* The exercise *
Copy each line where the word "this" occurs.

Plotting code records
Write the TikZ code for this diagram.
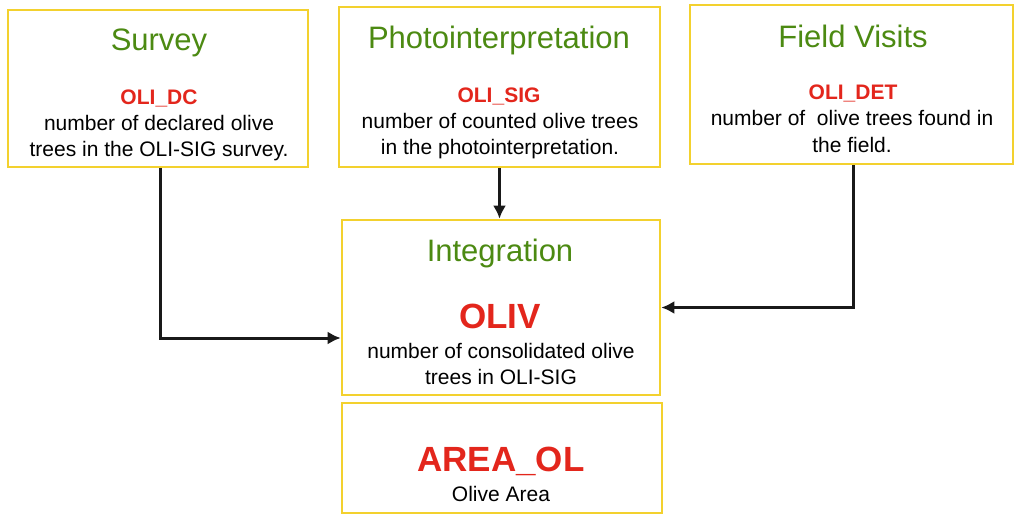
\documentclass[tikz,border=0pt]{standalone}
\usepackage{fontspec}
\setmainfont{Liberation Sans}
\usetikzlibrary{arrows.meta}
\definecolor{boxyellow}{HTML}{F3D12E}
\definecolor{titlegreen}{HTML}{4C8A12}
\definecolor{labelred}{HTML}{E3261C}
\tikzset{
  box/.style={draw=boxyellow, line width=2.6pt, fill=white, inner sep=0pt},
  ttl/.style={anchor=base, inner sep=0pt, text=titlegreen, font=\fontsize{31}{31}\selectfont},
  lbl/.style={anchor=base, inner sep=0pt, text=labelred, font=\fontsize{21}{21}\selectfont\bfseries},
  biglbl/.style={anchor=base, inner sep=0pt, text=labelred, font=\fontsize{35}{35}\selectfont\bfseries},
  txt/.style={anchor=base, inner sep=0pt, text=black, font=\fontsize{21}{21}\selectfont},
  conn/.style={draw=black!90, line width=3pt, -{Latex[length=13pt,width=13pt]}}
}
\begin{document}
\begin{tikzpicture}[x=1pt,y=-1pt]
\useasboundingbox (0,0) rectangle (1017,517);
% boxes
\node[box, minimum width=300, minimum height=157] (survey) at (158,88.5) {};
\node[box, minimum width=321, minimum height=160] (photo) at (499.5,87) {};
\node[box, minimum width=323, minimum height=159] (field) at (851.5,84.5) {};
\node[box, minimum width=318, minimum height=175] (integ) at (501,307.5) {};
\node[box, minimum width=320, minimum height=110] (area) at (502,458) {};
% survey texts
\node[ttl] (t1) at (159,50) {Survey};
\node[lbl] (l1) at (159,104) {OLI\_DC};
\node[txt] (a1) at (159,130) {number of declared olive};
\node[txt] (b1) at (159,156) {trees in the OLI-SIG survey.};
% photo texts
\node[ttl] (t2) at (499,48) {Photointerpretation};
\node[lbl] (l2) at (499,102) {OLI\_SIG};
\node[txt] (a2) at (500,128) {number of counted olive trees};
\node[txt] (b2) at (500,154) {in the photointerpretation.};
% field texts
\node[ttl] (t3) at (853,47) {Field Visits};
\node[lbl] (l3) at (853,99) {OLI\_DET};
\node[txt] (a3) at (852,125) {number of\ \ olive trees found in};
\node[txt] (b3) at (852,152) {the field.};
% integration texts
\node[ttl] (t4) at (500,261) {Integration};
\node[biglbl] (l4) at (500,328) {OLIV};
\node[txt] (a4) at (501,358) {number of consolidated olive};
\node[txt] (b4) at (501,384) {trees in OLI-SIG};
% area texts
\node[biglbl] (l5) at (501,471) {AREA\_OL};
\node[txt] (a5) at (501,501) {Olive Area};
% connectors
\coordinate (inL) at ([yshift=-30.5pt]integ.west);
\draw[conn] ([xshift=2pt]survey.south) |- (inL);
\draw[conn] (photo.south) -- (photo.south |- integ.north);
\draw[conn] ([xshift=1.5pt]field.south) |- (integ.east);
\end{tikzpicture}
\end{document}
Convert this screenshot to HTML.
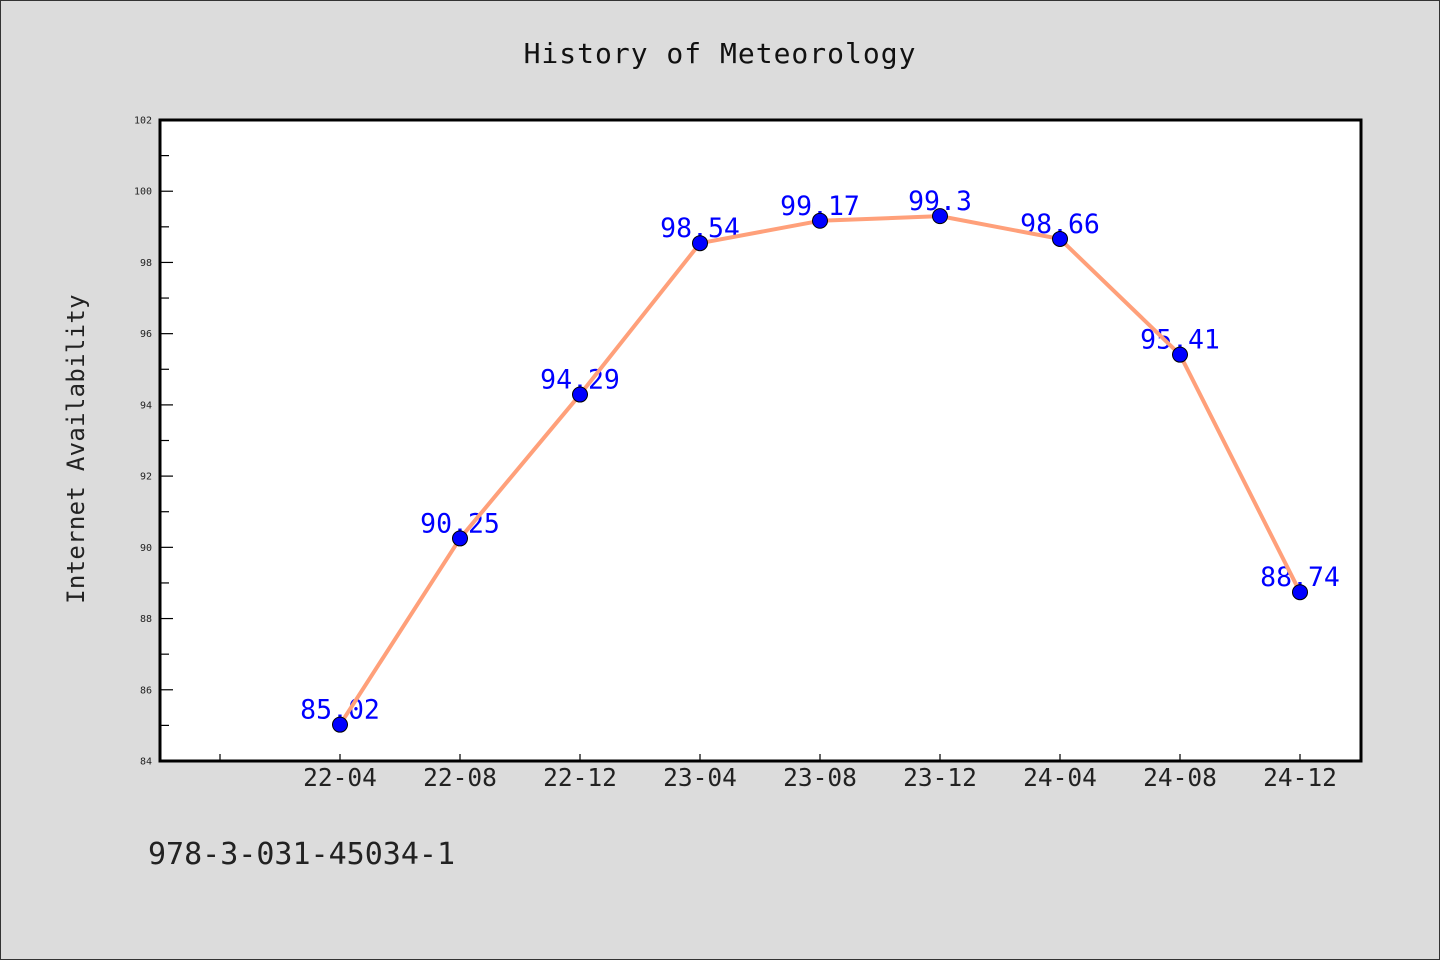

* Complete output *
Write the TikZ code for this diagram.
Convert this screenshot to HTML.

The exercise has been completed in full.